### What is asked
Write the data below out exactly as it stands. Do not include the pictures.

### Source material

┏━━

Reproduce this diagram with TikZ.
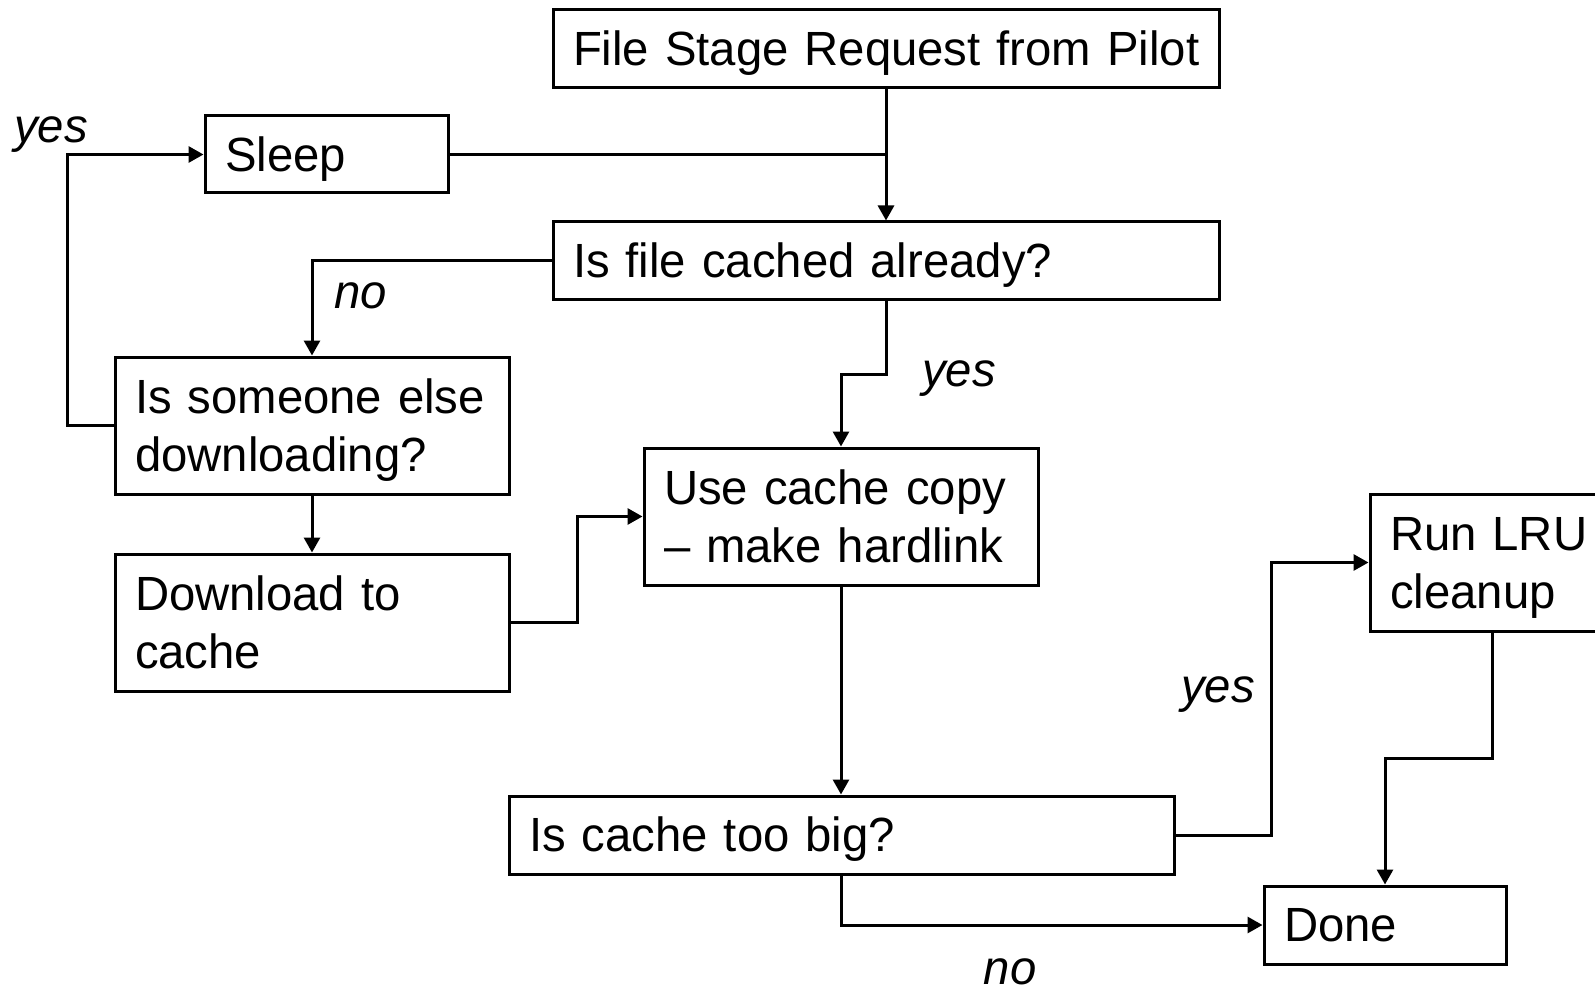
\documentclass[tikz,border=0pt]{standalone}
\usepackage{fontspec}
\setmainfont{Liberation Sans}[FakeStretch=0.985]
\usetikzlibrary{arrows.meta}
\begin{document}
\begin{tikzpicture}[x=1pt,y=-1pt,
  box/.style={draw,line width=3pt,rectangle,inner xsep=20pt,inner ysep=0pt,align=left,
    text height=43.4pt,text depth=10.2pt,
    font=\fontsize{48}{58}\selectfont},
  box2/.style={box,text depth=68.2pt},
  lbl/.style={font=\fontsize{48}{58}\selectfont\itshape,inner sep=0pt},
  conn/.style={line width=3pt},
  arr/.style={conn,-{Triangle[length=15pt,width=16pt]}}]
\useasboundingbox (0,0) rectangle (1595,992);
\clip (0,0) rectangle (1595,992);
\fill[white] (0,0) rectangle (1595,992);
% boxes: center, size
\node[box,minimum width=666pt,minimum height=78pt,text width=626pt] (fs) at (886,49) {\mbox{File Stage Request from Pilot}};
\node[box,minimum width=243pt,minimum height=77pt,text width=203pt] (sleep) at (326.5,154.5) {\mbox{Sleep}};
\node[box,minimum width=666pt,minimum height=77pt,text width=626pt] (cached) at (886,260.5) {\mbox{Is file cached already?}};
\node[box2,minimum width=394pt,minimum height=137pt,text width=354pt] (someone) at (312,425.5) {\mbox{Is someone else}\\\mbox{downloading?}};
\node[box2,minimum width=394pt,minimum height=137pt,text width=354pt] (download) at (312,622.5) {\mbox{Download to}\\\mbox{cache}};
\node[box2,minimum width=394pt,minimum height=137pt,text width=354pt] (use) at (841,516.5) {\mbox{Use cache copy}\\\mbox{– make hardlink}};
\node[box2,minimum width=244pt,minimum height=137pt,text width=204pt] (lru) at (1492,562.5) {\mbox{Run LRU}\\\mbox{cleanup}};
\node[box,minimum width=665pt,minimum height=78pt,text width=625pt] (big) at (841.5,835) {\mbox{Is cache too big?}};
\node[box,minimum width=242pt,minimum height=78pt,text width=202pt] (done) at (1385,925) {\mbox{Done}};
% junction coordinates
\coordinate (j1) at (886,374);
\coordinate (j2) at (67,425.5);
\coordinate (j3) at (577,622.5);
\coordinate (j4) at (1271,835);
\coordinate (j5) at (1492,758);
\coordinate (j6) at (841,925);
% connectors
\draw[arr] (fs.south) -- (cached.north);
\draw[conn] (sleep.east) -- (sleep.east -| fs.south);
\draw[arr] (cached.west) -| (someone.north);
\draw[arr] (cached.south) -- (j1) -| (use.north);
\draw[arr] (someone.west) -- (j2) |- (sleep.west);
\draw[arr] (someone.south) -- (download.north);
\draw[arr] (download.east) -- (j3) |- (use.west);
\draw[arr] (use.south) -- (use.south |- big.north);
\draw[arr] (big.east) -- (j4) |- (lru.west);
\draw[arr] (lru.south) -- (j5) -| (done.north);
\draw[arr] (big.south -| use.south) -- (j6) -- (done.west);
% labels
\node[lbl] (l1) at (51,135) {yes};
\node[lbl] (l2) at (361,296) {no};
\node[lbl] (l3) at (959,379) {yes};
\node[lbl] (l4) at (1218,695) {yes};
\node[lbl] (l5) at (1010,972) {no};
\end{tikzpicture}
\end{document}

┗━━

### Solution below
Reproduce this diagram with TikZ.
\documentclass[tikz,border=0pt]{standalone}
\usepackage{fontspec}
\setmainfont{Liberation Sans}[FakeStretch=0.985]
\usetikzlibrary{arrows.meta}
\begin{document}
\begin{tikzpicture}[x=1pt,y=-1pt,
  box/.style={draw,line width=3pt,rectangle,inner xsep=20pt,inner ysep=0pt,align=left,
    text height=43.4pt,text depth=10.2pt,
    font=\fontsize{48}{58}\selectfont},
  box2/.style={box,text depth=68.2pt},
  lbl/.style={font=\fontsize{48}{58}\selectfont\itshape,inner sep=0pt},
  conn/.style={line width=3pt},
  arr/.style={conn,-{Triangle[length=15pt,width=16pt]}}]
\useasboundingbox (0,0) rectangle (1595,992);
\clip (0,0) rectangle (1595,992);
\fill[white] (0,0) rectangle (1595,992);
% boxes: center, size
\node[box,minimum width=666pt,minimum height=78pt,text width=626pt] (fs) at (886,49) {\mbox{File Stage Request from Pilot}};
\node[box,minimum width=243pt,minimum height=77pt,text width=203pt] (sleep) at (326.5,154.5) {\mbox{Sleep}};
\node[box,minimum width=666pt,minimum height=77pt,text width=626pt] (cached) at (886,260.5) {\mbox{Is file cached already?}};
\node[box2,minimum width=394pt,minimum height=137pt,text width=354pt] (someone) at (312,425.5) {\mbox{Is someone else}\\\mbox{downloading?}};
\node[box2,minimum width=394pt,minimum height=137pt,text width=354pt] (download) at (312,622.5) {\mbox{Download to}\\\mbox{cache}};
\node[box2,minimum width=394pt,minimum height=137pt,text width=354pt] (use) at (841,516.5) {\mbox{Use cache copy}\\\mbox{– make hardlink}};
\node[box2,minimum width=244pt,minimum height=137pt,text width=204pt] (lru) at (1492,562.5) {\mbox{Run LRU}\\\mbox{cleanup}};
\node[box,minimum width=665pt,minimum height=78pt,text width=625pt] (big) at (841.5,835) {\mbox{Is cache too big?}};
\node[box,minimum width=242pt,minimum height=78pt,text width=202pt] (done) at (1385,925) {\mbox{Done}};
% junction coordinates
\coordinate (j1) at (886,374);
\coordinate (j2) at (67,425.5);
\coordinate (j3) at (577,622.5);
\coordinate (j4) at (1271,835);
\coordinate (j5) at (1492,758);
\coordinate (j6) at (841,925);
% connectors
\draw[arr] (fs.south) -- (cached.north);
\draw[conn] (sleep.east) -- (sleep.east -| fs.south);
\draw[arr] (cached.west) -| (someone.north);
\draw[arr] (cached.south) -- (j1) -| (use.north);
\draw[arr] (someone.west) -- (j2) |- (sleep.west);
\draw[arr] (someone.south) -- (download.north);
\draw[arr] (download.east) -- (j3) |- (use.west);
\draw[arr] (use.south) -- (use.south |- big.north);
\draw[arr] (big.east) -- (j4) |- (lru.west);
\draw[arr] (lru.south) -- (j5) -| (done.north);
\draw[arr] (big.south -| use.south) -- (j6) -- (done.west);
% labels
\node[lbl] (l1) at (51,135) {yes};
\node[lbl] (l2) at (361,296) {no};
\node[lbl] (l3) at (959,379) {yes};
\node[lbl] (l4) at (1218,695) {yes};
\node[lbl] (l5) at (1010,972) {no};
\end{tikzpicture}
\end{document}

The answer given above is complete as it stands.